* Source data *

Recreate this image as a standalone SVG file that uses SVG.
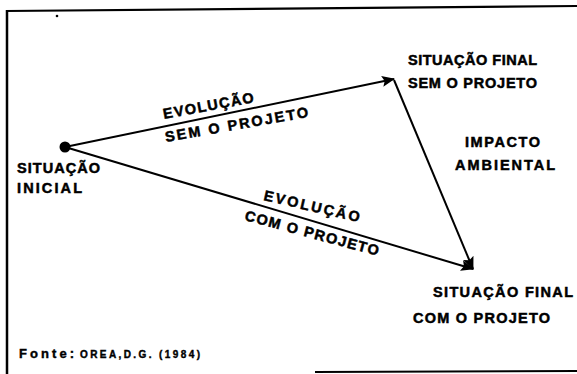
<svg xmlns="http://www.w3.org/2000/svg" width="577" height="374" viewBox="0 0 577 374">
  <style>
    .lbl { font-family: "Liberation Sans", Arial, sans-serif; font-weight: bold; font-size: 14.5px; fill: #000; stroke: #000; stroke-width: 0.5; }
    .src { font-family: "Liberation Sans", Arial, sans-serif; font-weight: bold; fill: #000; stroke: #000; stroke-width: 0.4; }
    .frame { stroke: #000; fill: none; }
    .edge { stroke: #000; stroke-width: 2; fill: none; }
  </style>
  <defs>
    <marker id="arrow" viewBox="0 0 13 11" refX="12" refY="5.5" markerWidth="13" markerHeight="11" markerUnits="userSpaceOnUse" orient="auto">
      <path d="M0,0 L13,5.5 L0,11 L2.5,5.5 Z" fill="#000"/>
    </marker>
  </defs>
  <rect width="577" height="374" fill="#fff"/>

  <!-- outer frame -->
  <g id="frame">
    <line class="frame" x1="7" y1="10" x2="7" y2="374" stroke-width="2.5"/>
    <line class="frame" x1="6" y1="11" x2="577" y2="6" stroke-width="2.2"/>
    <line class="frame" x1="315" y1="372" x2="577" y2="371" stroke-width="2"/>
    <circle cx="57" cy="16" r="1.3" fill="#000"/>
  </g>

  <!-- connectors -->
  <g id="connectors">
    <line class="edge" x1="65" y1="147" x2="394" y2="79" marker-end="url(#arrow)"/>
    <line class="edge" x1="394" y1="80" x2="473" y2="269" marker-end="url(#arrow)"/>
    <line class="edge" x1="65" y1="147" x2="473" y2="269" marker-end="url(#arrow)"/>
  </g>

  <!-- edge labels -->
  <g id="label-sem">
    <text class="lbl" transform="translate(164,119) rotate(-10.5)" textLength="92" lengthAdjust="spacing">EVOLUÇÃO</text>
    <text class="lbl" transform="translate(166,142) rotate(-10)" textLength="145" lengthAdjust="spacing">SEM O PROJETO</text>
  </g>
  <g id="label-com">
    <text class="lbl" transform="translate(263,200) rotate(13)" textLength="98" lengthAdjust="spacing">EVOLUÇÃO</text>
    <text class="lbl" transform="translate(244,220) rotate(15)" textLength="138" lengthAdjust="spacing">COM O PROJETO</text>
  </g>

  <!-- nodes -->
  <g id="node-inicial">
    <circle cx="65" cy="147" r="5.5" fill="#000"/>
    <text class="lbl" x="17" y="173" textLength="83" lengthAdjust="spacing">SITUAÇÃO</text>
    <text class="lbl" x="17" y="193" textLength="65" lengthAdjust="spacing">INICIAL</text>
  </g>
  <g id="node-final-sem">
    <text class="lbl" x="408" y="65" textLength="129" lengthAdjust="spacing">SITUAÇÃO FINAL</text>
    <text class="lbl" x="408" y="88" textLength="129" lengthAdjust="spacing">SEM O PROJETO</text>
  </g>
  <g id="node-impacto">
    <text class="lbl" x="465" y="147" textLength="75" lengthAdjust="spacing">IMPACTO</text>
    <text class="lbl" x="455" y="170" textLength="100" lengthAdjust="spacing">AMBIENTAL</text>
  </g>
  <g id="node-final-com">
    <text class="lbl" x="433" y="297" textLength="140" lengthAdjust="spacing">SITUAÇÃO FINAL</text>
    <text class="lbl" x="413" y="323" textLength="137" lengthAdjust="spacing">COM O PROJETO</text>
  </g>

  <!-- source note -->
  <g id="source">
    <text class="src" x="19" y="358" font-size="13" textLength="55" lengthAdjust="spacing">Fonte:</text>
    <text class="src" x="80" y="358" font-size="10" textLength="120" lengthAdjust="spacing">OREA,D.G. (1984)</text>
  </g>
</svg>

* What you are asked to do *
All of the data above should be transcribed verbatim, with pictures omitted.

* Response to the task *
Recreate this image as a standalone SVG file that uses SVG.
<svg xmlns="http://www.w3.org/2000/svg" width="577" height="374" viewBox="0 0 577 374">
  <style>
    .lbl { font-family: "Liberation Sans", Arial, sans-serif; font-weight: bold; font-size: 14.5px; fill: #000; stroke: #000; stroke-width: 0.5; }
    .src { font-family: "Liberation Sans", Arial, sans-serif; font-weight: bold; fill: #000; stroke: #000; stroke-width: 0.4; }
    .frame { stroke: #000; fill: none; }
    .edge { stroke: #000; stroke-width: 2; fill: none; }
  </style>
  <defs>
    <marker id="arrow" viewBox="0 0 13 11" refX="12" refY="5.5" markerWidth="13" markerHeight="11" markerUnits="userSpaceOnUse" orient="auto">
      <path d="M0,0 L13,5.5 L0,11 L2.5,5.5 Z" fill="#000"/>
    </marker>
  </defs>
  <rect width="577" height="374" fill="#fff"/>

  <!-- outer frame -->
  <g id="frame">
    <line class="frame" x1="7" y1="10" x2="7" y2="374" stroke-width="2.5"/>
    <line class="frame" x1="6" y1="11" x2="577" y2="6" stroke-width="2.2"/>
    <line class="frame" x1="315" y1="372" x2="577" y2="371" stroke-width="2"/>
    <circle cx="57" cy="16" r="1.3" fill="#000"/>
  </g>

  <!-- connectors -->
  <g id="connectors">
    <line class="edge" x1="65" y1="147" x2="394" y2="79" marker-end="url(#arrow)"/>
    <line class="edge" x1="394" y1="80" x2="473" y2="269" marker-end="url(#arrow)"/>
    <line class="edge" x1="65" y1="147" x2="473" y2="269" marker-end="url(#arrow)"/>
  </g>

  <!-- edge labels -->
  <g id="label-sem">
    <text class="lbl" transform="translate(164,119) rotate(-10.5)" textLength="92" lengthAdjust="spacing">EVOLUÇÃO</text>
    <text class="lbl" transform="translate(166,142) rotate(-10)" textLength="145" lengthAdjust="spacing">SEM O PROJETO</text>
  </g>
  <g id="label-com">
    <text class="lbl" transform="translate(263,200) rotate(13)" textLength="98" lengthAdjust="spacing">EVOLUÇÃO</text>
    <text class="lbl" transform="translate(244,220) rotate(15)" textLength="138" lengthAdjust="spacing">COM O PROJETO</text>
  </g>

  <!-- nodes -->
  <g id="node-inicial">
    <circle cx="65" cy="147" r="5.5" fill="#000"/>
    <text class="lbl" x="17" y="173" textLength="83" lengthAdjust="spacing">SITUAÇÃO</text>
    <text class="lbl" x="17" y="193" textLength="65" lengthAdjust="spacing">INICIAL</text>
  </g>
  <g id="node-final-sem">
    <text class="lbl" x="408" y="65" textLength="129" lengthAdjust="spacing">SITUAÇÃO FINAL</text>
    <text class="lbl" x="408" y="88" textLength="129" lengthAdjust="spacing">SEM O PROJETO</text>
  </g>
  <g id="node-impacto">
    <text class="lbl" x="465" y="147" textLength="75" lengthAdjust="spacing">IMPACTO</text>
    <text class="lbl" x="455" y="170" textLength="100" lengthAdjust="spacing">AMBIENTAL</text>
  </g>
  <g id="node-final-com">
    <text class="lbl" x="433" y="297" textLength="140" lengthAdjust="spacing">SITUAÇÃO FINAL</text>
    <text class="lbl" x="413" y="323" textLength="137" lengthAdjust="spacing">COM O PROJETO</text>
  </g>

  <!-- source note -->
  <g id="source">
    <text class="src" x="19" y="358" font-size="13" textLength="55" lengthAdjust="spacing">Fonte:</text>
    <text class="src" x="80" y="358" font-size="10" textLength="120" lengthAdjust="spacing">OREA,D.G. (1984)</text>
  </g>
</svg>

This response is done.